Tecton, the enterprise feature store for machine learning (ML), has launched low-latency streaming pipelines to its feature store this week, giving its users the ability to build real-time ML applications with ultra-fresh features to the order of sub-100 milliseconds.
A feature, in ML, is data that a machine learning model can train on and infer a signal from, while the feature store is the interface between that data and the model. The feature store handles a variety of tasks, from transforming and cleaning the data, to serving the features, to providing functionality around logging and monitoring the health of pipelines.
Companies typically adopt ML pipelines along a continuum according to the complexity of adoption, starting with traditional analytics, such as daily dashboards, before moving to analytic ML, which powers the batch-generated ML predictions behind forecasts and marketing campaigns. The next step up in complexity is operational ML, which can power real-time predictions, such as product recommendations, in production applications, and is generally where feature stores come into the mix. At this point, feature stores can help with providing the low latency and service level agreements (SLAs) required for in-production use. The final step is real-time ML, which no longer relies solely upon batch data, but instead requires access to these “ultra-fresh” features built with real-time and streaming data sources.
It is this final level of complexity that Tecton is addressing this week with its newest capability, which it says automates the process of transforming streaming and real-time data, including time aggregations, into ML features in less than one second. The innovation here is not in the ability to do so, but rather the ability to do so without a large team of dedicated engineers and potentially weeks and months of lead time.
“It’s extremely hard to find the talent that can implement and solve these types of problems. Even if you have the talent, it still takes that talent a long time to solve these problems, because every time a new machine learning feature is required by a data scientist, that engineer now has to spend weeks or months actually implementing it and making it production-ready,” explained Tecton co-founder and Chief Technology Officer Kevin Stumpf. “With our system, we basically make these capabilities available now for many more enterprises.
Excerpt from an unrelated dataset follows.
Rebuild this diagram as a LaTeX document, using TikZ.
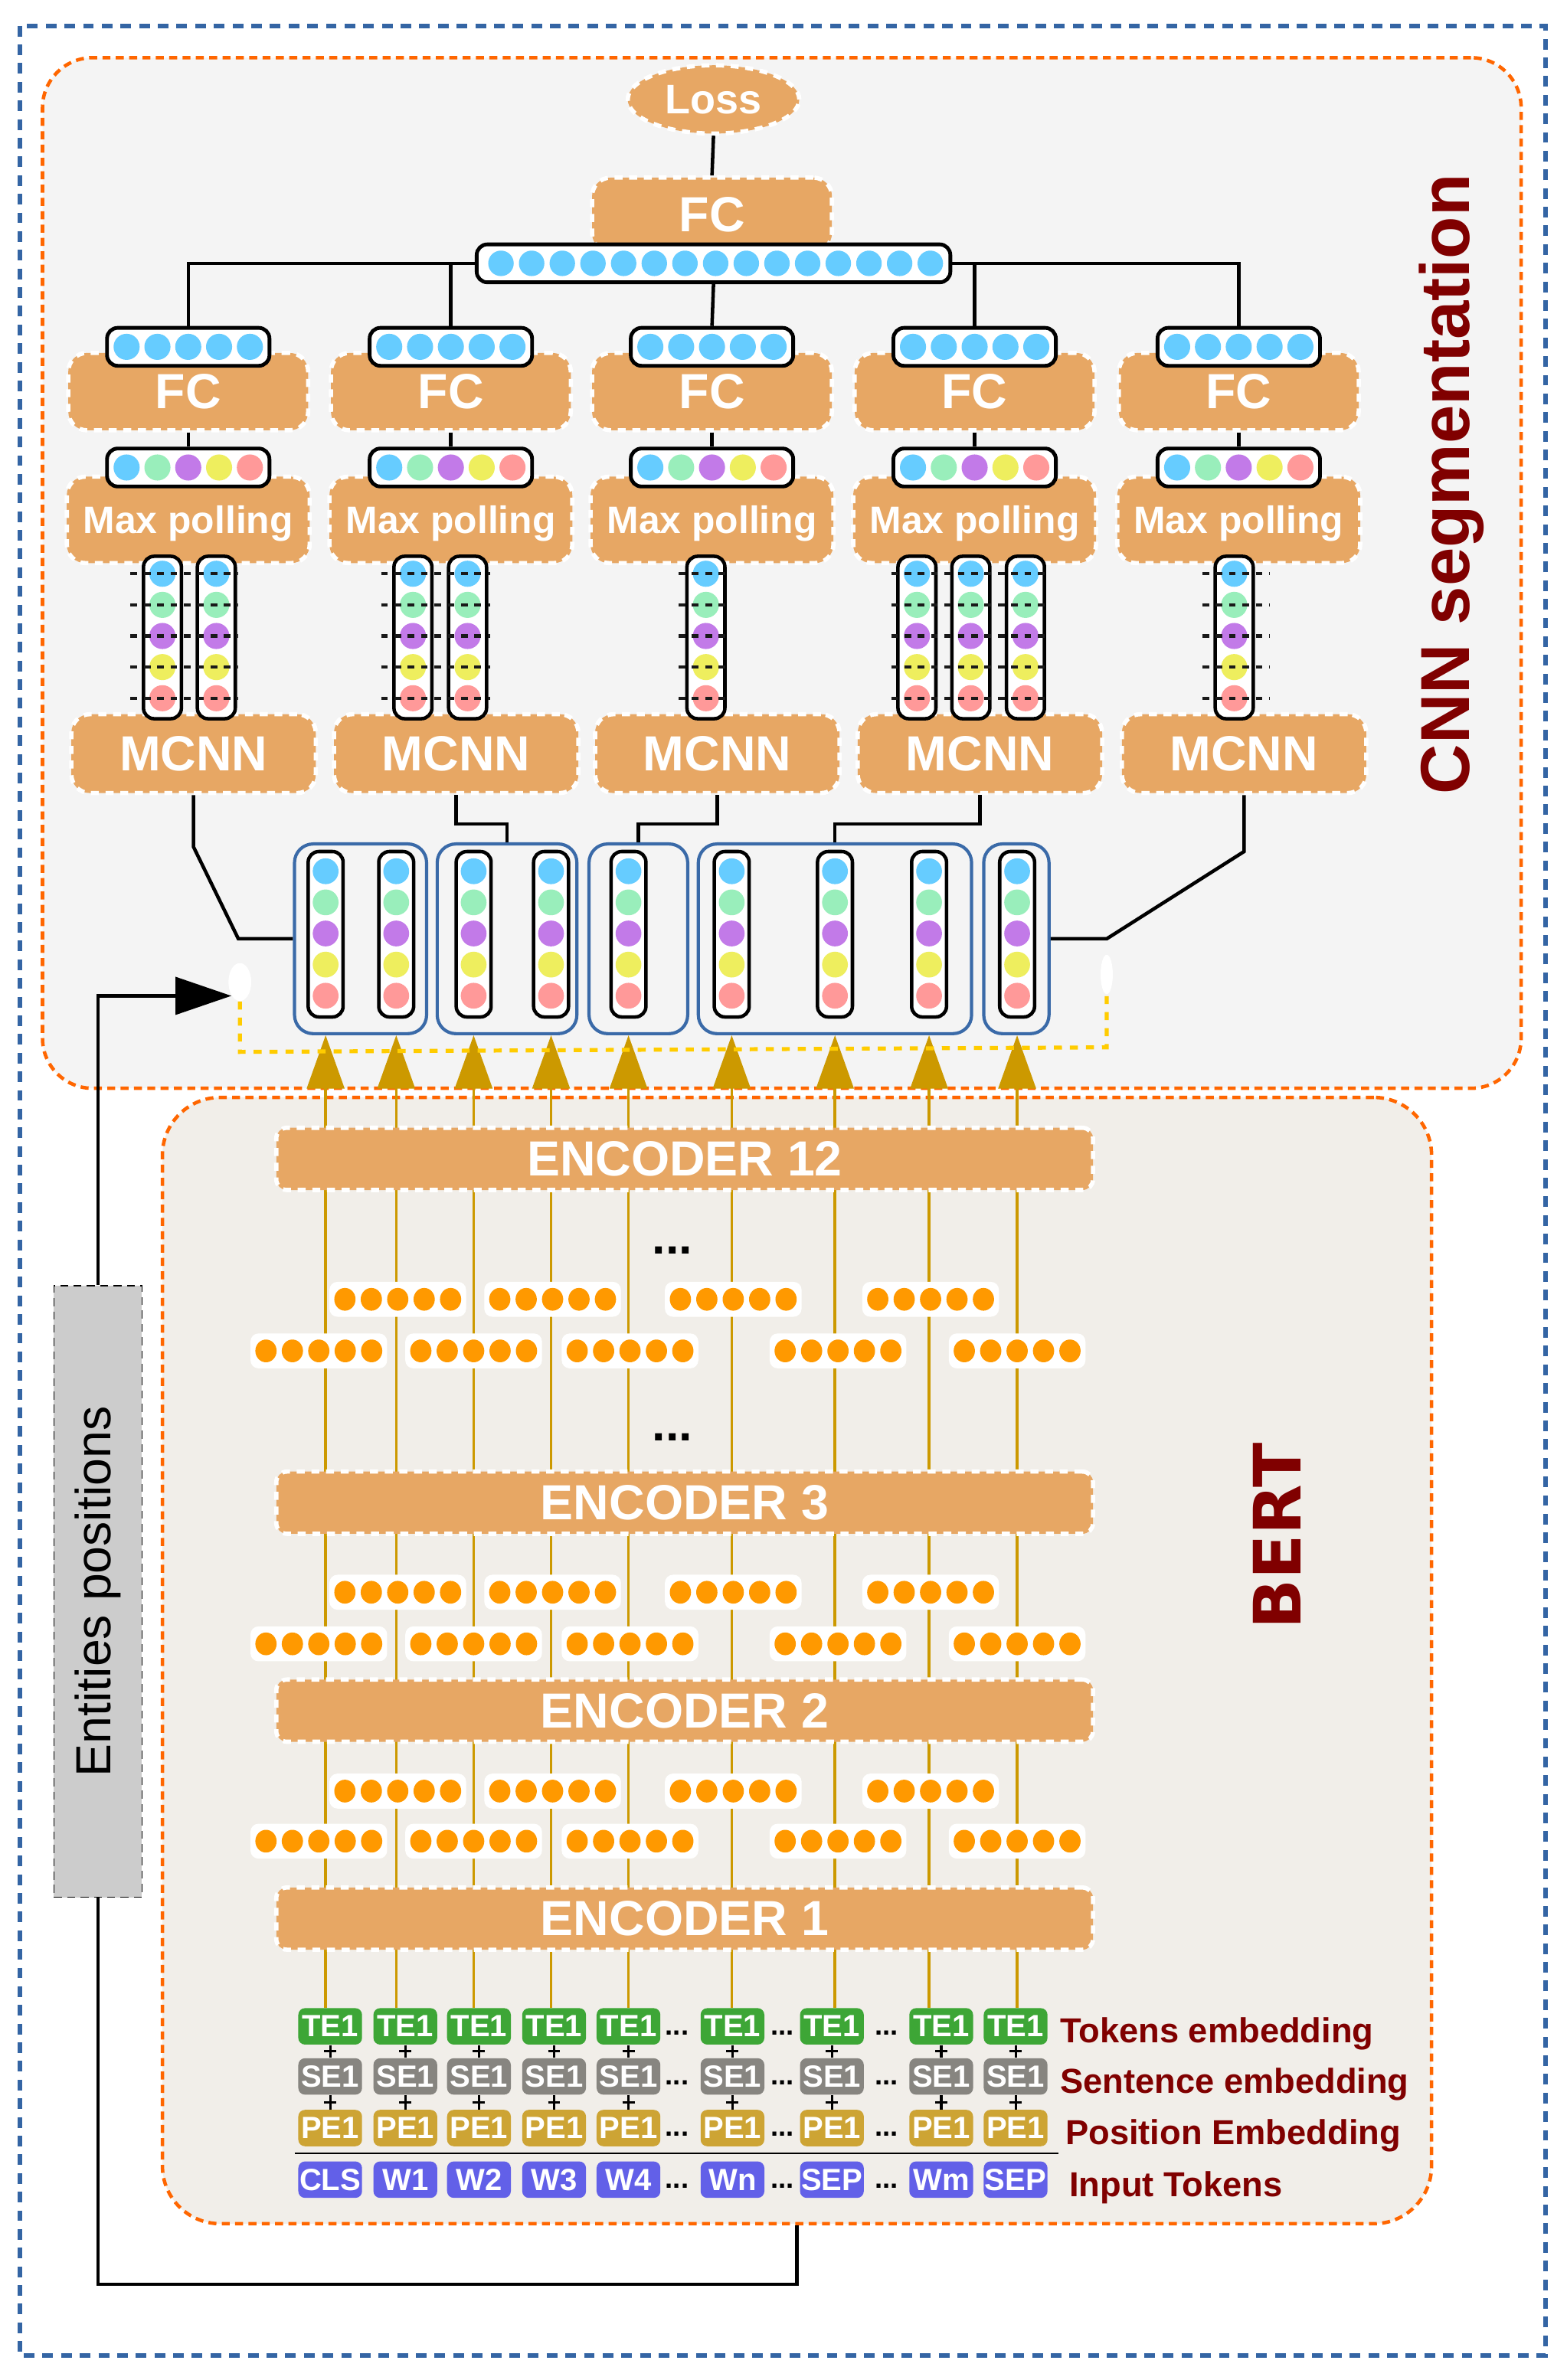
\documentclass[tikz,border=0pt]{standalone}
\usepackage{fontspec}
\setmainfont{Liberation Sans}
\newfontfamily\bertfont{DejaVu Sans}
\usetikzlibrary{arrows.meta,shapes.geometric,positioning}

\definecolor{boxorange}{RGB}{231,167,100}
\definecolor{frameblue}{RGB}{52,101,164}
\definecolor{frameorange}{RGB}{255,102,0}
\definecolor{cnnbg}{RGB}{244,244,244}
\definecolor{bertbg}{RGB}{241,238,233}
\definecolor{segblue}{RGB}{58,106,168}
\definecolor{dotblue}{RGB}{102,204,255}
\definecolor{dotgreen}{RGB}{153,238,187}
\definecolor{dotpurple}{RGB}{194,122,232}
\definecolor{dotyellow}{RGB}{238,238,94}
\definecolor{dotpink}{RGB}{255,153,153}
\definecolor{dotorange}{RGB}{255,153,0}
\definecolor{arrowgold}{RGB}{204,153,0}
\definecolor{yellowdash}{RGB}{255,204,0}
\definecolor{tegreen}{RGB}{61,166,54}
\definecolor{segray}{RGB}{135,133,128}
\definecolor{pegold}{RGB}{205,164,52}
\definecolor{tokblue}{RGB}{98,96,232}
\definecolor{darkred}{RGB}{128,0,0}

\newcommand{\fcfont}{\fontsize{18.5}{18.5}\selectfont\bfseries}

\tikzset{
  opbox/.style={draw=white, fill=boxorange, line width=1.6pt, dash pattern=on 3pt off 2.5pt, rounded corners=7pt, text=white, inner sep=0pt},
  encbox/.style={opbox, rounded corners=4pt, minimum width=538*0.2mm, minimum height=41*0.2mm, font=\fcfont},
  vecbar/.style={draw=black, fill=white, line width=1.4pt, rounded corners=4pt, inner sep=0pt},
  colbar/.style={draw=black, fill=white, line width=1.3pt, rounded corners=4pt, inner sep=0pt},
  segbox/.style={draw=segblue, line width=1.2pt, rounded corners=7pt, inner sep=0pt, minimum height=125*0.2mm},
  dotvec/.style={fill=white, rounded corners=3pt, inner sep=0pt, minimum width=90*0.2mm, minimum height=23*0.2mm},
  tok/.style={rounded corners=2.5pt, inner sep=0pt, minimum width=42*0.2mm, minimum height=24*0.2mm, text=white, font=\fontsize{11.5}{11.5}\selectfont\bfseries},
  rowlabel/.style={text=darkred, font=\fontsize{13}{13}\selectfont\bfseries, anchor=west, inner sep=0pt},
  link/.style={draw=black, line width=1.3pt},
  goldarrow/.style={draw=arrowgold, line width=1pt, -{Triangle[length=20pt,width=14pt]}},
  convdash/.style={draw=black!90, line width=1.2pt, dash pattern=on 2.5pt off 2.5pt},
  skip/.style={font=\fontsize{10.5}{10.5}\selectfont\bfseries, inner sep=0pt, anchor=base},
}

\begin{document}
\begin{tikzpicture}[x=0.2mm,y=-0.2mm]
\useasboundingbox[fill=white] (0,0) rectangle (1032,1568);

% outer frame and the two stages
\draw[frameblue, line width=1.7pt, dash pattern=on 4pt off 3pt] (13,17) rectangle (1018,1552);
\node[draw=frameorange, fill=cnnbg, line width=1.3pt, dash pattern=on 3pt off 2pt, rounded corners=6.6mm, minimum width=974*0.2mm, minimum height=679*0.2mm, inner sep=0pt] (cnn) at (515,377.5) {};
\node[draw=frameorange, fill=bertbg, line width=1.3pt, dash pattern=on 3pt off 2pt, rounded corners=7.6mm, minimum width=836*0.2mm, minimum height=742*0.2mm, inner sep=0pt] (bert) at (525,1094) {};
\node[rotate=90, text=darkred, font=\fontsize{26}{26}\selectfont\bfseries] (cnnlabel) at (956,319) {CNN segmentation};
\node[rotate=90, text=darkred, font=\bertfont\fontsize{24.5}{24.5}\selectfont\bfseries] (bertlabel) at (841,1012) {BERT};

% entities positions
\node[draw=black, fill=black!20, line width=0.4pt, densely dashed, minimum width=58*0.2mm, minimum height=403*0.2mm, inner sep=0pt] (ent) at (64.5,1048.5) {};
\node[rotate=90, font=\fontsize{18.5}{18.5}\selectfont] (entlabel) at (ent.center) {Entities positions};
\node[ellipse, fill=white, minimum width=15*0.2mm, minimum height=25*0.2mm, inner sep=0pt] (lend) at (158,647) {};
\node[ellipse, fill=white, minimum width=8*0.2mm, minimum height=26*0.2mm, inner sep=0pt] (rend) at (729,642) {};
\coordinate (entback) at (525,1505);
\draw[link, -{Triangle[length=21pt,width=14pt]}] (ent.north) |- (lend.south west);
\draw[link] (ent.south) |- (entback) -- (bert.south);

% loss and top FC
\node[opbox, ellipse, minimum width=113*0.2mm, minimum height=45*0.2mm, font=\fontsize{15.5}{15.5}\selectfont\bfseries] (loss) at (470,65.5) {Loss};
\node[opbox, minimum width=158*0.2mm, minimum height=49*0.2mm, font=\fcfont] (fctop) at (469,141.5) {FC};
\node[vecbar, minimum width=312*0.2mm, minimum height=25*0.2mm] (fcbar) at (470,173.5) {};
\foreach \k in {0,...,14} \fill[dotblue] (330+20.2*\k,173.5) circle[radius=1.68mm];
\draw[link] (loss.south) -- (fctop.north);

% five branches
\foreach \c [count=\i] in {124,297,469,642,816} {
  \node[opbox, minimum width=158*0.2mm, minimum height=51*0.2mm, font=\fcfont] (fc\i) at (\c,258) {FC};
  \node[vecbar, minimum width=107*0.2mm, minimum height=25*0.2mm] (fv\i) at (\c,228.5) {};
  \foreach \k in {0,...,4} \fill[dotblue] (\c-40.6+20.3*\k,228.5) circle[radius=1.72mm];
  \node[opbox, minimum width=160*0.2mm, minimum height=57*0.2mm, text depth=0pt, font=\fontsize{14.3}{14.3}\selectfont\bfseries] (mp\i) at (\c,342.5) {Max polling};
  \node[vecbar, minimum width=107*0.2mm, minimum height=25*0.2mm] (mv\i) at (\c,308) {};
  \foreach \col [count=\k from 0] in {dotblue,dotgreen,dotpurple,dotyellow,dotpink}
    \fill[\col] (\c-40.6+20.3*\k,308) circle[radius=1.72mm];
  \node[opbox, minimum width=161*0.2mm, minimum height=52*0.2mm, font=\fcfont] (mc\i) at (\c+3.5,496.5) {MCNN};
  \draw[link] (fc\i.south) -- (mv\i.north);
}
\draw[link] (fv1.north) |- (fcbar.west);
\draw[link] (fv2.north) |- (fcbar.west);
\draw[link] (fcbar.south) -- (fv3.north);
\draw[link] (fv4.north) |- (fcbar.east);
\draw[link] (fv5.north) |- (fcbar.east);

% convolution windows
\foreach \x [count=\i] in {107,142.5,272,308,465,604,639.5,675.5,813} {
  \node[colbar, minimum width=25*0.2mm, minimum height=107*0.2mm] (cv\i) at (\x,420) {};
  \foreach \col/\y in {dotblue/378,dotgreen/398.5,dotpurple/419,dotyellow/439.5,dotpink/460}
    \fill[\col] (\x,\y) circle[radius=1.72mm];
}
\foreach \a/\b in {86/157,251/323,447/481,587/691,792/836}
  \foreach \y in {378,398.5,419,439.5,460}
    \draw[convdash] (\a,\y) -- (\b,\y);

% token segments
\foreach \a/\b [count=\i] in {194/281,288/380,388/453,460/640,648/691}
  \node[segbox, minimum width={(\b-\a)*0.2mm}] (seg\i) at ({(\a+\b)/2},618.5) {};
\foreach \x [count=\i] in {214.5,261,312,363,414,482,550,612,670} {
  \node[colbar, minimum width=23*0.2mm, minimum height=109*0.2mm] (tc\i) at (\x,615.5) {};
  \foreach \col/\y in {dotblue/574,dotgreen/594.5,dotpurple/615,dotyellow/635.5,dotpink/656}
    \fill[\col] (\x,\y) circle[radius=1.7mm];
}
\draw[link] (mc1.south) -- (127.5,558) -- (157,618.5) -- (seg1.west);
\draw[link] (mc2.south) -- ++(0,19) -| (seg2.north);
\draw[link] (mc3.south) -- ++(0,19) -| (seg3.north);
\draw[link] (mc4.south) -- ++(0,19) -| (seg4.north);
\draw[link] (mc5.south) -- (819.5,561) -- (729,618.5) -- (seg5.east);

% input embeddings
\foreach \x/\w [count=\i] in {217.5/CLS,267/W1,315.5/W2,365/W3,414/W4,482.5/Wn,548/SEP,620/Wm,669/SEP} {
  \node[tok, fill=tegreen] (te\i) at (\x,1335) {TE1};
  \node[tok, fill=segray] (se\i) at (\x,1368) {SE1};
  \node[tok, fill=pegold] (pe\i) at (\x,1402) {PE1};
  \node[tok, fill=tokblue] (in\i) at (\x,1436) {\w};
  \draw[line width=0.9pt] (te\i.south) -- (se\i.north);
  \draw[line width=0.9pt] (se\i.south) -- (pe\i.north);
  \draw[line width=0.9pt] (\x-4,1351.5) -- (\x+4,1351.5);
  \draw[line width=0.9pt] (\x-4,1385) -- (\x+4,1385);
}
\foreach \x [count=\i] in {446,515.5,584}
  \foreach \y [count=\j] in {1335,1368,1402,1436}
    \node[skip] (gap\i\j) at (\x,\y+5.5) {...};
\draw[line width=0.6pt] (194,1418.5) -- (697,1418.5);
\node[rowlabel] (telabel) at (698,1340) {Tokens embedding};
\node[rowlabel] (selabel) at (698,1373) {Sentence embedding};
\node[rowlabel] (pelabel) at (701.5,1407) {Position Embedding};
\node[rowlabel] (inlabel) at (704,1441) {Input Tokens};

% hidden states going up
\foreach \i in {1,...,9}
  \draw[goldarrow] (tc\i.south |- te\i.north) -- (tc\i.south |- seg1.south);

% encoder stack
\node[encbox] (enc12) at (451,763.5) {ENCODER 12};
\node[encbox] (enc3) at (451,990) {ENCODER 3};
\node[encbox] (enc2) at (451,1127) {ENCODER 2};
\node[encbox] (enc1) at (451,1264) {ENCODER 1};
\node[font=\fontsize{18}{18}\selectfont\bfseries, anchor=base, inner sep=0pt] (layergap1) at (443,826) {...};
\node[font=\fontsize{18}{18}\selectfont\bfseries, anchor=base, inner sep=0pt] (layergap2) at (443,949) {...};
\foreach \ya/\yb [count=\r] in {856/890,1049/1083,1180/1213} {
  \foreach \x [count=\j] in {262,364,483,613} {
    \node[dotvec] (va\r\j) at (\x,\ya) {};
    \foreach \k in {-2,...,2} \fill[dotorange] (\x+17.4*\k,\ya) ellipse[x radius=1.4mm, y radius=1.5mm];
  }
  \foreach \x [count=\j] in {210,312,415,552,670} {
    \node[dotvec] (vb\r\j) at (\x,\yb) {};
    \foreach \k in {-2,...,2} \fill[dotorange] (\x+17.4*\k,\yb) ellipse[x radius=1.4mm, y radius=1.5mm];
  }
}

% entity marker line
\draw[yellowdash, line width=1.5pt, dash pattern=on 3pt off 3pt] (lend.south) -- (158,693) -- (729,690) -- (rend.south);
\end{tikzpicture}
\end{document}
They don’t need to hire as expensive an engineer, and the lead time is drastically reduced, because the platform automates all of this work that the engineer otherwise would have to hand implement in an error-prone way over weeks or months.”
Stumpf and the rest of the founding team behind Tecton are intimately familiar with the process of doing this all by hand, as they previously worked together at Uber to create Michaelangelo, the machine learning platform used there to build, deploy, and operate machine learning solutions at Uber’s scale. Their goal now is to bring this same sort of capability to companies that don’t want to make that same investment.
By serving these “ultra-fresh” features, Tecton users will have the ability to do things with ML that would otherwise be impossible, such as fraud detection. Stumpf explained that fraud detection requires the most up-to-date features possible, and that without them it could easily miss important signals.
“One of the most important features in machine learning are these time window aggregations. For instance, how many transactions have been made with a given credit card over the last five minutes or over the last 30 minutes?” said Stumpf. “If you have a fraud detection application, you need to know in that very moment, ‘How many transactions has this credit card been used for over the last five minutes as of right now?’ Not as of a minute ago or as of five minutes ago. It’s much, much easier to support and serve features that are old, where you can easily calculate in the background, but as you can imagine, that’s not good enough. You really need to know in the moment in which you’re making a prediction, how many transactions have happened as of right now, because if you don’t know that information, you’re basically throwing away a really important signal that is required in order to accurately predict whether this transaction is a fraudulent transaction or not.”